In a nutshell
- Play Time: 15 minutes
- Game Type: Cooperative, Strategy, Legacy-style
- Maximum Number of Players: 4
- Youngest Player Age: 4.5 Years Old
- Rules Difficulty: Medium
- Language Dependence: in-game text, easily memorized
- Game Setup: Easy for basic variant
- Clean up: Place for every part. Kids can do it with a little instruction.
- Future Gamer Skills: role playing, decision making, cooperative gameplay, strategy, legacy components
- Some call it educational: fine motor control, order of operations, reading comprehension
- Replay value: High
- Manufacturer: Scorpion Masque
Long story long
Since his birth, our son has been surrounded by board games. One of the defining moments of his first year was our Pandemic Legacy: Season 1 campaign. True story. My husband and I staved off new parent loneliness and isolation by embarking on a mission to save the world. For those unfamiliar, the Legacy mechanism means that with each play of the game, there will likely be a permanent change to any of the rules, board, characters, or components. This allows for continually evolving strategies and outcomes. It’s a great way to keep a game fresh and replayable until its logical conclusion. With that said, it’s no secret that we have been hoping our son would share our enthusiasm for tabletop gaming.

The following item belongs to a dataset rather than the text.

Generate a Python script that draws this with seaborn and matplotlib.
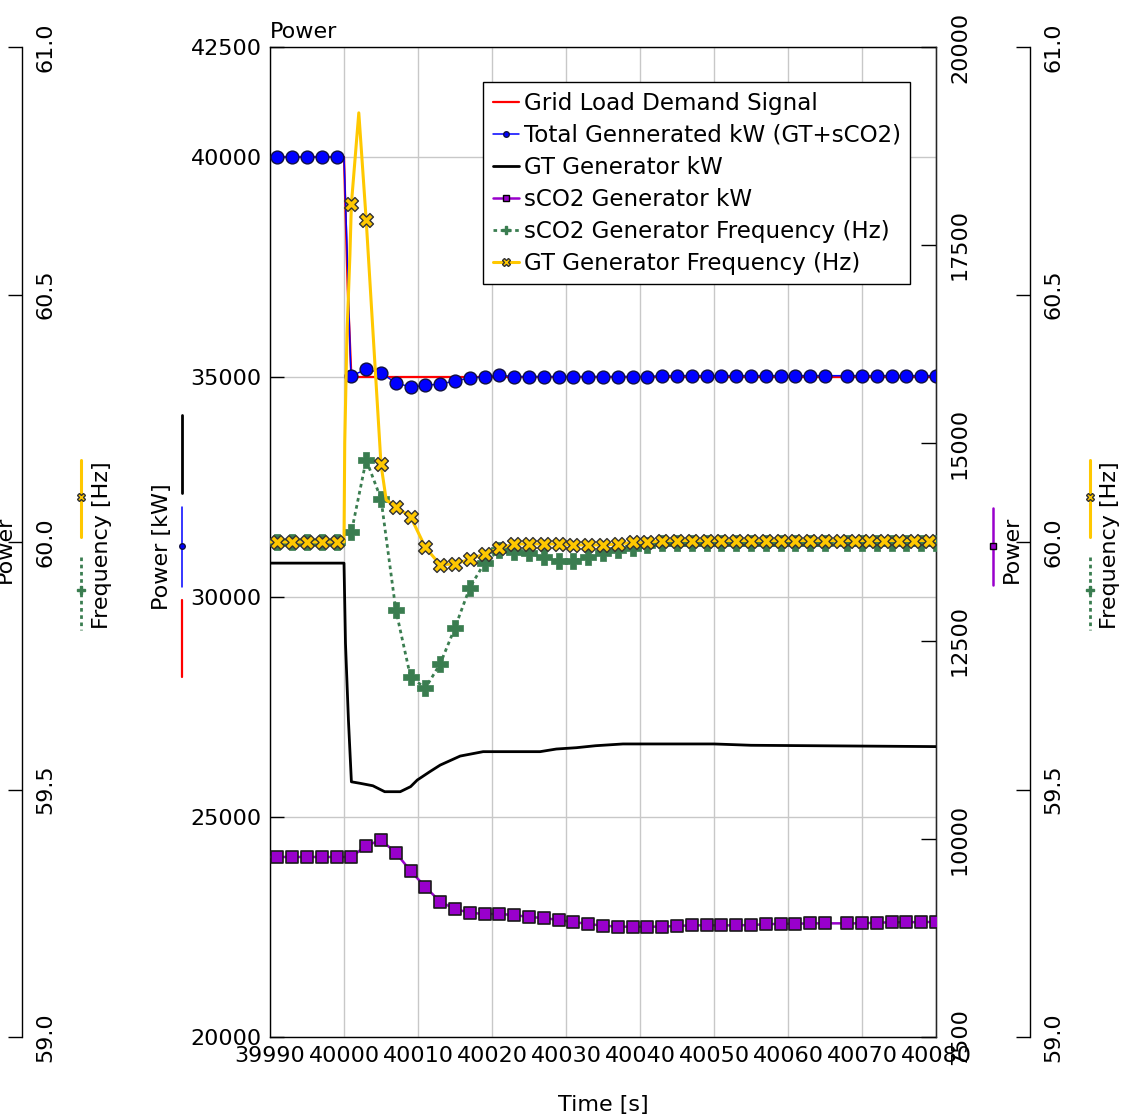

Zombie Kidz Evolution, by Scorpion Masque, is fun way to introduce kids to the legacy-style mechanic. It might actually be the first for this age group. Whatever the case, the story goes like this: with all of the teachers and adults succumbing to undead life, a ragtag group of kids are all that stands between the safety of the school and the zombie apocalypse. With experience and time, the kids get stronger. So do the zombies. MWAH HA HA HA!

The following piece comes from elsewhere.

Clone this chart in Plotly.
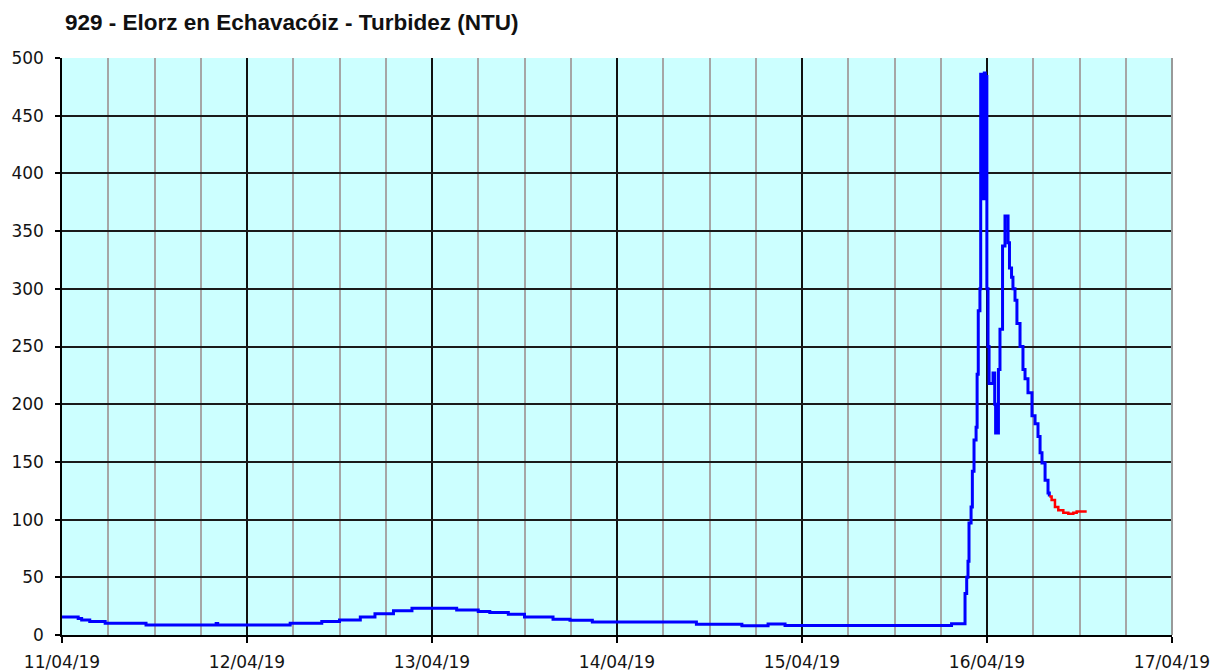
import plotly.graph_objects as go

# ---- data (change points, held until the next one) ----
blue_times = [
    "2019-04-11 00:00", "2019-04-11 02:06", "2019-04-11 02:33", "2019-04-11 03:36",
    "2019-04-11 05:36", "2019-04-11 10:54", "2019-04-11 20:00", "2019-04-11 20:12",
    "2019-04-12 05:36", "2019-04-12 09:42", "2019-04-12 12:00", "2019-04-12 14:42",
    "2019-04-12 16:36", "2019-04-12 19:00", "2019-04-12 21:24", "2019-04-13 03:12",
    "2019-04-13 06:00", "2019-04-13 07:30", "2019-04-13 09:54", "2019-04-13 12:00",
    "2019-04-13 15:42", "2019-04-13 17:54", "2019-04-13 20:48", "2019-04-14 10:18",
    "2019-04-14 16:12", "2019-04-14 19:36", "2019-04-14 21:48", "2019-04-15 19:24",
    "2019-04-15 21:09", "2019-04-15 21:22", "2019-04-15 21:32", "2019-04-15 21:40",
    "2019-04-15 21:56", "2019-04-15 22:06", "2019-04-15 22:19", "2019-04-15 22:35",
    "2019-04-15 22:43", "2019-04-15 22:52", "2019-04-15 23:05", "2019-04-15 23:11",
    "2019-04-15 23:21", "2019-04-15 23:26", "2019-04-15 23:33", "2019-04-15 23:39",
    "2019-04-15 23:47", "2019-04-15 23:52", "2019-04-15 23:59", "2019-04-16 00:08",
    "2019-04-16 00:16", "2019-04-16 00:47", "2019-04-16 01:00", "2019-04-16 01:07",
    "2019-04-16 01:29", "2019-04-16 01:41", "2019-04-16 02:01", "2019-04-16 02:20",
    "2019-04-16 02:44", "2019-04-16 02:55", "2019-04-16 03:11", "2019-04-16 03:22",
    "2019-04-16 03:38", "2019-04-16 03:53", "2019-04-16 04:17", "2019-04-16 04:40",
    "2019-04-16 04:56", "2019-04-16 05:19", "2019-04-16 05:50", "2019-04-16 06:14",
    "2019-04-16 06:37", "2019-04-16 06:53", "2019-04-16 07:08", "2019-04-16 07:32",
    "2019-04-16 07:55", "2019-04-16 08:05",
]
blue_values = [
    15.6, 14.2, 13.0, 11.6,
    10.1, 8.7, 10.0, 8.7,
    10.1, 11.6, 13.0, 15.6,
    18.5, 21.1, 23.1, 21.7,
    20.3, 19.4, 17.9, 15.6,
    13.6, 12.7, 11.3, 9.3,
    8.0, 9.5, 8.3, 9.8,
    36, 50, 64, 97,
    111, 142, 169, 180,
    226, 281, 300, 486,
    380, 485, 378, 487,
    378, 484, 300, 250,
    218, 227, 200, 175,
    230, 265, 337, 363,
    340, 318, 310, 300,
    290, 270, 250, 230,
    222, 210, 190, 183,
    172, 158, 149, 134,
    123, 120,
]

red_times = [
    "2019-04-16 08:05", "2019-04-16 08:23", "2019-04-16 08:49", "2019-04-16 09:15",
    "2019-04-16 09:54", "2019-04-16 10:33", "2019-04-16 11:12", "2019-04-16 11:38",
    "2019-04-16 12:56",
]
red_values = [120, 117, 111, 108, 106, 105, 106, 107, 107]

title_text = "929 - Elorz en Echavacóiz - Turbidez (NTU)"
x_range = ["2019-04-11", "2019-04-17"]
y_range = [0, 500]

fig = go.Figure()
fig.add_trace(go.Scatter(x=blue_times, y=blue_values, mode="lines",
                         line=dict(color="#0000FF", width=3, shape="hv"),
                         showlegend=False, hoverinfo="x+y"))
fig.add_trace(go.Scatter(x=red_times, y=red_values, mode="lines",
                         line=dict(color="#FF0000", width=2.5, shape="hv"),
                         showlegend=False, hoverinfo="x+y"))

tick_font = dict(family="Verdana, DejaVu Sans, sans-serif", size=17, color="#141414")

fig.update_layout(
    width=1217, height=672,
    margin=dict(l=62, r=45, t=58, b=37, autoexpand=False),
    paper_bgcolor="white",
    plot_bgcolor="#CCFFFF",
    title=dict(text=title_text, x=65 / 1217, xref="container", xanchor="left",
               y=1 - 22 / 672, yref="container", yanchor="middle",
               font=dict(family="Liberation Sans, Arial, sans-serif", size=22.5,
                         color="#111111", weight="bold")),
    xaxis=dict(
        type="date", range=x_range, automargin=False,
        dtick=86400000, tick0="2019-04-11", tickformat="%d/%m/%y",
        showgrid=True, gridcolor="#111111", gridwidth=1.5,
        minor=dict(dtick=6 * 3600000, tick0="2019-04-11", showgrid=True,
                   gridcolor="#a6a6a6", gridwidth=2, ticks=""),
        ticks="outside", ticklen=6, tickcolor="black", tickwidth=1.5,
        showline=True, linecolor="black", linewidth=1.5,
        tickfont=tick_font, ticklabelstandoff=5,
        zeroline=False, fixedrange=True,
    ),
    yaxis=dict(
        range=y_range, dtick=50, tick0=0, automargin=False,
        showgrid=True, gridcolor="#1a1a1a", gridwidth=1.5,
        ticks="outside", ticklen=5, tickcolor="black", tickwidth=1.5,
        showline=True, linecolor="black", linewidth=1.5,
        tickfont=tick_font, ticklabelstandoff=8,
        zeroline=False, fixedrange=True,
    ),
    shapes=[dict(type="line", xref="paper", yref="paper", x0=1, x1=1, y0=0, y1=1,
                 line=dict(color="#999999", width=2), layer="above")],
)

fig.write_html(
    "out.html",
    config={"displayModeBar": False},
    post_script="document.body.style.margin='0';document.body.style.overflow='hidden';",
)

At its basic level, Zombie Kidz Evolution is an easy, cooperative, point to point movement game. The anatomy of a turn looks like this: roll to place zombie in a colored room, stay or move one space, auto-defeat zombies in the room, lock the gate if the conditions are correct. That’s it. As the campaign progresses, i.e. you play more games, the legacy mechanics start to kick in. Envelopes are opened, stickers are stuck, and components are added. This translates to rule changes, achievements being earned, skills get unlocked, and the zombies become more aggressive.
The basic mechanics are easy enough for a 4-year old. We are finding that our kiddo needs to be reminded about the zombie placement stage, but he is pretty good about remembering how a turn looks. The tricky part comes as the campaign advances. While the mechanics are still fairly simple, pre-readers will need to memorize any changes. In order to play completely independently, one or more players must have the reading comprehension of at least a third grader, and recall four or more steps in order. This is a great game for a family to play on game night.
Logistically, this is a small game that takes up a tiny piece of real estate on the game shelf. The parts are easy enough to put away, though it isn’t a throw it in the box however you like kind of clean-up. The game play is as quiet as your kids want to be. A flat, coffee table sized surface is needed for a game set-up. The components are mostly thick cardboard/paper stock, and of very good quality.
Zombie Kidz Evolution is a great introduction to the legacy-style games for younger kids. Like other legacy-style games, this game really shines with repeated play. We enjoy this as our family game night main event. While you can play younger, the ideal age starting age is around 6 years old.
This game will not teach your kid zombie apocalypse survival skills. For that, you will need to play Dead of Winter.
Please note: This is an unsolicited, uncompensated endorsement of this game. We are recommending this game because it’s super fun, and it makes parenting easier.